Sainte Claire par Simone Martini, basilique d'Assise, vers 1325.
Extrait de sa quatrième lettre à Agnès de Prague :
Heureuse celle à qui est accordée cette intimité du banquet divin ! Heureuse si elle aime de tout son cœur Celui dont la beauté fait l’admiration des anges pour l’éternité, Celui dont l’amour rend plus heureux et la contemplation plus fort, Celui qui nous comble de sa bonté, qui nous imprègne de sa douceur, et dont le souvenir est si lumineux et si doux à notre âme, Celui dont le parfum fait revivre les morts et dont la vision comble de bonheur les habitants de la Jérusalem céleste, puisqu’il est la splendeur de la Gloire éternelle, l’éclat de la Lumière sans fin et le miroir sans tache .
Contemple chaque jour ce miroir, O reine épouse de Jésus-Christ, et mire-toi continuellement pour savoir comment revêtir, intérieurement et extérieurement, tes plus beaux atours, comment te parer des fleurs de toutes les vertus et des ornements qui conviennent à ta qualité de fille et d’épouse chérie du Grand Roi. Ce miroir reflète la bienheureuse pauvreté, la sainte humilité et l’ineffable amour : c’est là ce que tu pourras découvrir, avec la grâce de Dieu, sur toute la surface de ce miroir.
En haut du miroir, en effet, voici la pauvreté de l’Enfant couché dans la crèche et enveloppé de quelques méchants langes, humilité admirable et stupéfiante pauvreté : le Roi des anges, maître du ciel et de la terre, repose dans une mangeoire d’animaux ! –Au milieu du miroir, considère l’humilité, c’est-à-dire la bienheureuse pauvreté, les fatigues sans nombre et les injures qu’il a subies pour la rédemption de l’humanité. – Enfin, au bas du miroir, contemple l’ineffable amour qui l’a conduit jusqu’à vouloir souffrir sur le bois de la croix et à vouloir y mourir du genre de mort le plus infamant qui soit.

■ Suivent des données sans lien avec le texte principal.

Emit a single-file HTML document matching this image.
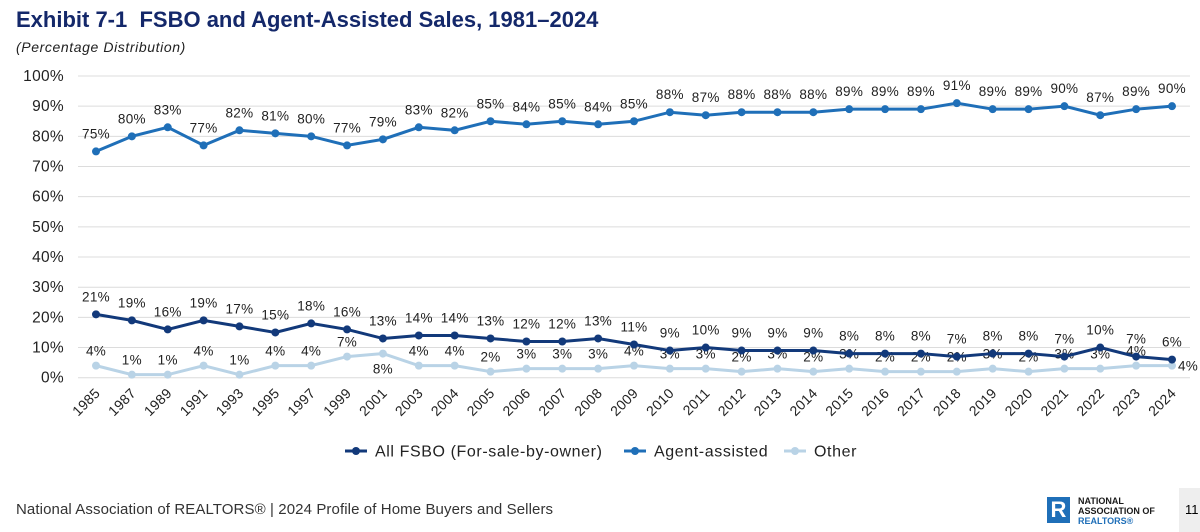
<!DOCTYPE html>
<html><head><meta charset="utf-8"><style>
body{margin:0;background:#fff;font-family:"Liberation Sans",sans-serif;}
#wrap{position:relative;width:1200px;height:532px;overflow:hidden;background:#fff;}
</style></head><body>
<div id="wrap">
<div style="position:absolute;left:16px;top:7px;font-size:22px;font-weight:bold;color:#14286a;letter-spacing:0px;">Exhibit 7-1&nbsp; FSBO and Agent-Assisted Sales, 1981–2024</div>
<div style="position:absolute;left:16px;top:39px;font-size:14px;font-style:italic;color:#222;letter-spacing:0.6px;">(Percentage Distribution)</div>
<svg id="chart" width="1200" height="532" style="position:absolute;left:0;top:0"></svg>
<div style="position:absolute;left:16px;top:501px;font-size:15px;color:#333;letter-spacing:0.1px;">National Association of REALTORS® | 2024 Profile of Home Buyers and Sellers</div>
<div style="position:absolute;left:1047px;top:497px;width:23px;height:26px;background:#1f6fb8;color:#fff;font-weight:bold;font-size:22px;line-height:26px;text-align:center;">R</div>
<div style="position:absolute;left:1078px;top:496px;font-size:9px;font-weight:bold;line-height:10px;color:#1a1a1a;">NATIONAL<br>ASSOCIATION OF<br><span style="color:#1f6fb8">REALTORS®</span></div>
<div style="position:absolute;left:1179px;top:488px;width:21px;height:44px;background:#eee;font-size:13px;line-height:44px;padding-left:6px;">11</div>
</div>
<script>
const categories=["1985","1987","1989","1991","1993","1995","1997","1999","2001","2003","2004","2005","2006","2007","2008","2009","2010","2011","2012","2013","2014","2015","2016","2017","2018","2019","2020","2021","2022","2023","2024"];
const agentValues=[75,80,83,77,82,81,80,77,79,83,82,85,84,85,84,85,88,87,88,88,88,89,89,89,91,89,89,90,87,89,90];
const fsboValues=[21,19,16,19,17,15,18,16,13,14,14,13,12,12,13,11,9,10,9,9,9,8,8,8,7,8,8,7,10,7,6];
const otherValues=[4,1,1,4,1,4,4,7,8,4,4,2,3,3,3,4,3,3,2,3,2,3,2,2,2,3,2,3,3,4,4];
const yTicks=[0,10,20,30,40,50,60,70,80,90,100];
const NS="http://www.w3.org/2000/svg";
const svg=document.getElementById('chart');
const x0=96,x1=1172,yBase=377.7,yTop=76;
const xs=i=>x0+(x1-x0)*i/(categories.length-1);
const ys=v=>yBase-(yBase-yTop)*v/100;
function mk(t,a){const e=document.createElementNS(NS,t);for(const k in a)e.setAttribute(k,a[k]);svg.appendChild(e);return e;}
yTicks.forEach(t=>{
  const l=mk('line',{x1:78,x2:1190,y1:ys(t),y2:ys(t),stroke:'#dcdcdc','stroke-width':1});
  
  
  const tx=mk('text',{x:64,y:ys(t)+5,'text-anchor':'end','font-size':15.5,fill:'#222','letter-spacing':0.3});
  tx.textContent=t+'%';
  
  
});
categories.forEach((c,i)=>{
  const tx=mk('text',{x:xs(i)+5,y:394,'text-anchor':'end','font-size':14,fill:'#222','letter-spacing':0.3,transform:`rotate(-45 ${xs(i)+5} 394)`});
  tx.textContent=c;
  
  
});
function series(vals,color,name,labelPos){
  const p=mk('polyline',{points:vals.map((v,i)=>xs(i)+','+ys(v)).join(' '),fill:'none',stroke:color,'stroke-width':3});
  
  
  vals.forEach((v,i)=>{
    const c=mk('circle',{cx:xs(i),cy:ys(v),r:4,fill:color});
    
    
    const off=labelPos(i);
    const t=mk('text',{x:xs(i)+off[0],y:ys(v)+off[1],'text-anchor':'middle','font-size':13.5,fill:'#222','letter-spacing':0.3});
    t.textContent=v+'%';
    
    
  });
}
series(otherValues,'#b9d3e6','other',i=>i===8?[0,20]:(i===categories.length-1?[16,5]:[0,-10]));
series(fsboValues,'#12397a','fsbo',i=>[0,-13]);
series(agentValues,'#1f6fb8','agent',i=>[0,-13]);
const legend=[['All FSBO (For-sale-by-owner)','#12397a',345],['Agent-assisted','#1f6fb8',624],['Other','#b9d3e6',784]];
legend.forEach(l=>{
  const ln=mk('line',{x1:l[2],x2:l[2]+22,y1:451,y2:451,stroke:l[1],'stroke-width':3});
  
  
  const c=mk('circle',{cx:l[2]+11,cy:451,r:4,fill:l[1]});
  
  
  const t=mk('text',{x:l[2]+30,y:456.5,'font-size':16,fill:'#222','letter-spacing':0.6});
  t.textContent=l[0];
  
  
});
</script>
</body></html>
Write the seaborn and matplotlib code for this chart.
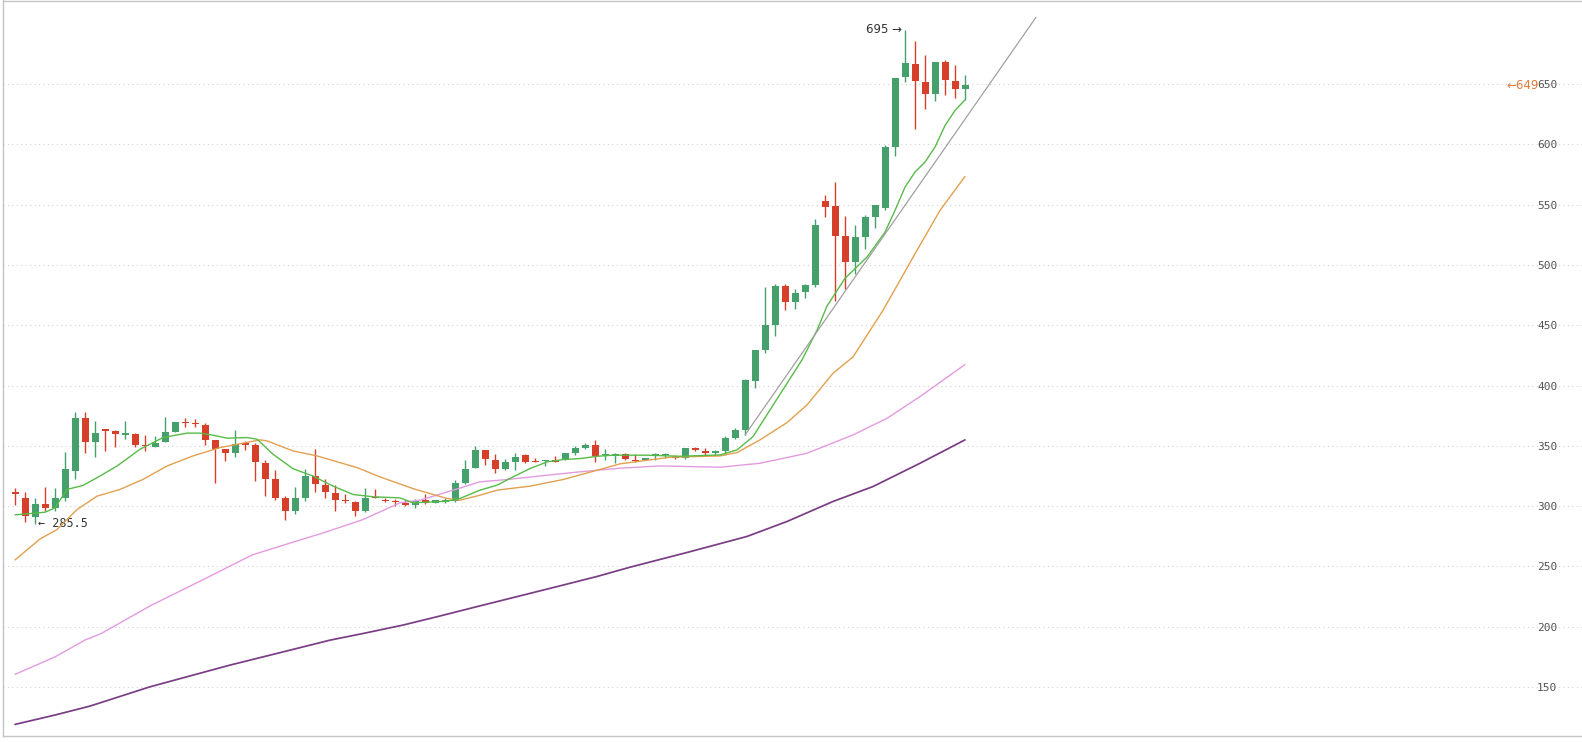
import numpy as np
import pandas as pd
import matplotlib
matplotlib.use("Agg")
import matplotlib.pyplot as plt
import seaborn as sns

# candles (one per day)
opens = [312, 306.7, 290.8, 302.2, 298.3, 307.2, 329.2, 373, 353.3, 363.9,
         362.2, 359.4, 360, 350.6, 349.2, 353, 361.7, 369.7, 368.6, 367.5,
         355, 347.2, 343.9, 352.8, 350.6, 336.1, 322.2, 306.9, 295.8, 306.4,
         325, 317.8, 311.1, 304.7, 303.6, 295.8, 306.9, 305.5, 304.4, 302.8,
         301.1, 305, 302.8, 303.8, 304.4, 319.3, 331.8, 346.4, 338.7, 331,
         336.5, 342.5, 337, 337.6, 338.7, 338.1, 344.2, 348.6, 350.6, 342.2,
         342, 343.4, 338.7, 338.1, 342.3, 342.3, 340.3, 339.8, 348, 345.9,
         344.5, 345.9, 356.6, 363, 403.9, 429.3, 450, 482.3, 469.3, 477.6,
         483.1, 552.8, 548.6, 523.8, 502.5, 523.2, 539.8, 547.5, 597.8, 655.8,
         666.9, 652.2, 642, 668, 652.8, 645.9]
highs = [315.3, 312, 306.4, 315.8, 315.3, 345, 377.8, 377.8, 370.8, 363.9,
         363.3, 370.8, 360.6, 358.9, 357.8, 374.2, 369.7, 372.8, 372.2, 368.6,
         355, 347.2, 363, 354.2, 352.8, 338, 329.7, 308.3, 316.1, 330.6,
         347.2, 322.2, 317.2, 309.7, 304.2, 315.3, 314.4, 307, 306, 305,
         306, 310, 305, 306.9, 321.5, 338.1, 349.7, 347, 343.1, 339.2,
         344.5, 343, 340.3, 338.7, 341.4, 344.5, 349.7, 352.2, 354.7, 347.8,
         343.9, 344.5, 343.1, 339.8, 344.5, 343.9, 342.5, 348, 349.2, 348,
         347, 358, 365.2, 405.8, 429.3, 482, 484.5, 484.5, 480.4, 484.5,
         538.4, 557.7, 568.8, 540.3, 532.9, 541.2, 549.4, 599.7, 655.2, 695.3,
         685.4, 674.6, 668.2, 670.2, 666.3, 658]
lows = [300.6, 286.7, 285.5, 295.8, 295.8, 304.2, 322.8, 343.9, 340.8, 345.8,
        349.2, 355.6, 348.9, 345.8, 349.2, 353, 361.7, 365.3, 365.3, 350.8,
        319.4, 337.5, 340.8, 346.4, 320.8, 308.3, 305, 288.3, 293.6, 304.2,
        311.7, 306.9, 295.8, 302.8, 291.7, 295, 306.4, 303.5, 300, 300,
        298.5, 302.2, 302.8, 303, 303.6, 318.8, 331.8, 334.5, 327.6, 329.8,
        330.4, 336, 336.5, 333.7, 336.5, 338.1, 342.8, 347.5, 336.7, 338.7,
        335.9, 338.7, 337, 338.1, 338.7, 339.8, 339.2, 339.2, 345.9, 342.3,
        342.8, 342.3, 355.8, 358.8, 398.3, 427, 440.9, 462.4, 463.8, 472.9,
        481.8, 539.8, 470, 480.4, 492.8, 513, 530.7, 545.3, 590.3, 651.7,
        613, 629.3, 635.9, 641.2, 638.4, 637]
closes = [310, 291.7, 302.2, 298.3, 307.2, 330.6, 373, 353.3, 360.6, 362.2,
          360, 360, 350.6, 350, 352.8, 361.4, 369.7, 369.2, 368, 355,
          347.8, 343.9, 351.9, 350.8, 336.9, 322.8, 306.9, 295.8, 306.4, 325,
          318.6, 311.9, 305, 303.9, 295.8, 306.9, 306.4, 304.1, 303.3, 301.1,
          304.4, 302.8, 305, 304.4, 319.3, 331.2, 346.4, 339.2, 331.2, 336.5,
          340.6, 336.5, 336.5, 338.7, 337, 343.9, 348, 350.6, 341.4, 342.8,
          343.4, 339.2, 337.6, 339.8, 342.8, 342.8, 339.8, 348, 346.4, 344.2,
          345.9, 356.4, 363, 404.4, 429.3, 450, 482.3, 469.3, 477, 483.7,
          532.9, 548.1, 524, 502.5, 523.2, 539.8, 549.4, 598.3, 655.2, 667.7,
          652.5, 642, 668, 653.6, 645.9, 649]

# moving averages, read at points along each line (x = candle index)
ma_fast_x = [0, 3, 4, 5.2, 6.8, 8.5, 10.2, 12.5, 14.8, 17.2, 18.5, 19.8, 21.2, 23.2,
             24.2, 25.8, 27.8, 29.8, 31.8, 33.8, 35.8, 38.5, 39.8, 43.2, 44.5, 46.5,
             48.2, 49.8, 51.5, 53.2, 54.8, 56.5, 58.2, 59.8, 63.2, 66.5, 70.5, 72.2,
             73.8, 75.5, 77.2, 78.7, 80.2, 81.2, 83, 85.2, 87, 88, 89, 90, 91, 92,
             93, 94, 95]
ma_fast_y = [292.8, 295, 298.6, 313.9, 317.2, 325, 333.3, 347.2, 356.9, 360.6, 360.6,
             358.9, 356.4, 356.9, 355.6, 343.1, 331.1, 325, 316.7, 309.7, 307.8, 306.9,
             302.8, 304.1, 306.4, 313.3, 317.4, 324.3, 331.2, 336.7, 338.7, 339.5,
             341.4, 342.3, 342.3, 341.4, 342.5, 346.7, 357.7, 379.8, 401.9, 421.3,
             445.9, 466, 489, 506.6, 527.3, 545.3, 564.6, 577.1, 585.4, 597.8, 615.7,
             628.2, 637]
ma_mid_x = [0, 2.5, 4.2, 6.2, 8.2, 10.5, 12.8, 15.2, 17.8, 20.5, 24.5, 25.2, 27.8,
            30.2, 34.2, 36.5, 39.8, 43.2, 44.5, 46.5, 48.2, 51.5, 54.8, 58.2, 60.5,
            65.5, 70.5, 72.2, 74.5, 77.2, 79.2, 81.8, 83.8, 86.8, 88.5, 90.2, 92.5, 95]
ma_mid_y = [255.4, 272.8, 280.6, 297.2, 308.3, 313.9, 322.2, 333.3, 341.7, 348.6, 355,
            354.2, 345.8, 341.7, 332, 324.3, 314.6, 306.4, 305, 309.1, 313.3, 316.6,
            322.1, 329.8, 335.1, 340.6, 341.7, 344.5, 355, 369.3, 384, 410.2, 423.8,
            462.4, 487.3, 512.2, 545.3, 573.5]
ma_slow_x = [0, 4, 7, 8.6, 13.6, 18.7, 23.7, 27.5, 30.8, 34.8, 38.5, 40.5, 43.5, 46.5,
             49.2, 53.2, 56.5, 60.5, 64.5, 70.5, 74.5, 79.2, 83.8, 87.2, 90.5, 95]
ma_slow_y = [160.5, 175, 189, 194.3, 217.7, 238.6, 259.5, 269.4, 277.8, 288.9, 302.8,
             305, 312.5, 320.2, 322.1, 325.7, 328.5, 331.5, 333.4, 332.3, 335.6, 343.9,
             359.1, 372.9, 390.9, 417.5]
ma_long_x = [0, 4, 7.5, 13.5, 21.5, 27.5, 31.5, 34.8, 38.8, 42.2, 46.2, 50.2, 54.2,
             58.2, 61.5, 67.2, 73.2, 77.2, 81.8, 85.8, 90.5, 95]
ma_long_y = [119, 126.8, 134.2, 150.2, 168.2, 180.6, 188.9, 194.4, 201.4, 208.3, 216.7,
             225, 233.3, 241.7, 249.4, 261.6, 274.9, 287.3, 303.9, 316.3, 335.6, 355]

# trend line drawn on the chart
trend_x = [73, 102.1]
trend_y = [359, 705.5]

yticks = [150, 200, 250, 300, 350, 400, 450, 500, 550, 600, 650]

GREEN = "#45a06c"
RED = "#d6402a"

sns.set_style("white")

fig = plt.figure(figsize=(15.82, 7.42), dpi=100)
ax = fig.add_axes([3 / 1582, 1 - 736 / 742, 1 - 3 / 1582, 735.5 / 742])

df = pd.DataFrame({"open": opens, "high": highs, "low": lows, "close": closes})
df["x"] = np.arange(len(df))
up = df["close"] >= df["open"]
colors = np.where(up, GREEN, RED)
body_low = df[["open", "close"]].min(axis=1)
body_h = (df["close"] - df["open"]).abs().clip(lower=1.0)

ax.vlines(df["x"], df["low"], df["high"], colors=colors, linewidth=1, zorder=3)
ax.bar(df["x"], body_h, bottom=body_low, width=0.7, color=colors, linewidth=0, zorder=4)

lines = [
    (ma_long_x, ma_long_y, "#7a3d84", 1.25),
    (ma_slow_x, ma_slow_y, "#e29be0", 1.0),
    (ma_mid_x, ma_mid_y, "#e2a04f", 1.0),
    (ma_fast_x, ma_fast_y, "#57bb47", 1.0),
    (trend_x, trend_y, "#a0a0a0", 0.9),
]
for xs, ys, c, lw in lines:
    sns.lineplot(x=xs, y=ys, ax=ax, color=c, linewidth=lw, zorder=5)

ax.set_xlim(-1.2, 156.7)
ax.set_ylim(109.4, 719.4)
ax.set_yticks(yticks)
ax.set_xticks([])
ax.yaxis.tick_right()
ax.tick_params(axis="y", length=0, pad=-45 * 72 / 100, labelsize=8, labelcolor="#555555")
for lab in ax.get_yticklabels():
    lab.set_fontfamily("DejaVu Sans Mono")
ax.grid(axis="y", color="#d2d2d2", linestyle=(0, (1, 3)), linewidth=0.8)
ax.set_axisbelow(True)

for side in ["left", "bottom", "top"]:
    ax.spines[side].set_color("#c4c4c4")
    ax.spines[side].set_linewidth(1)
ax.spines["right"].set_visible(False)

# low / high / last price notes
lo_i = int(np.argmin(lows))
hi_i = int(np.argmax(highs))
ax.annotate(f"\u2190 {lows[lo_i]}", xy=(lo_i, lows[lo_i]), xytext=(2, 0),
            textcoords="offset points", ha="left", va="center", fontsize=8.5,
            family="DejaVu Sans Mono", color="#333333")
ax.annotate(f"{highs[hi_i]:.0f} \u2192", xy=(hi_i, highs[hi_i]), xytext=(-2, 0),
            textcoords="offset points", ha="right", va="center", fontsize=8.5,
            family="DejaVu Sans", color="#333333")
ax.text(1506 / 1582, closes[-1], f"\u2190{closes[-1]:.0f}",
        transform=ax.get_yaxis_transform(), ha="left", va="center",
        fontsize=8.5, color="#e07b39")

ax.set_xlabel("")
ax.set_ylabel("")
fig.savefig("out.png", dpi=100)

Et ce miroir, du haut de la croix, attirait lui-même l’attention des passants sur ce qui devait faire l’objet de leur contemplation : O vous tous qui passez sur le chemin, arrêtez-vous et voyez s’il est une douleur semblable à la mienne (1) ! A ce cri plaintif répondons toujours d’une seule voix et d’un même cœur: ton souvenir ne me quitte pas, et l’angoisse étreint mon âme. Puisses-tu, reine du Roi du ciel, être chaque jour davantage embrasée de la ferveur de cet amour !
Contemple encore l’indicible bonheur, les richesses et les honneurs sans fin qu’il procure, et tu lui crieras, de toute l’ardeur de ton désir et de ton amour : « Prends-moi avec toi, mon époux céleste, je te poursuis sur la trace de tes parfums. Je ne m’arrêterai de courir qu’une fois introduite au cellier, lorsque ton bras gauche soutiendra ma tête, que ta droite m’étreindra et que tu me donneras de ta bouche le délicieux baiser. » (2)
(1) Lamentations de Jérémie 1,12, répons du Vendredi Saint.
(2) Cantique des cantiques 1,3 ; 2,6 ; 1,1.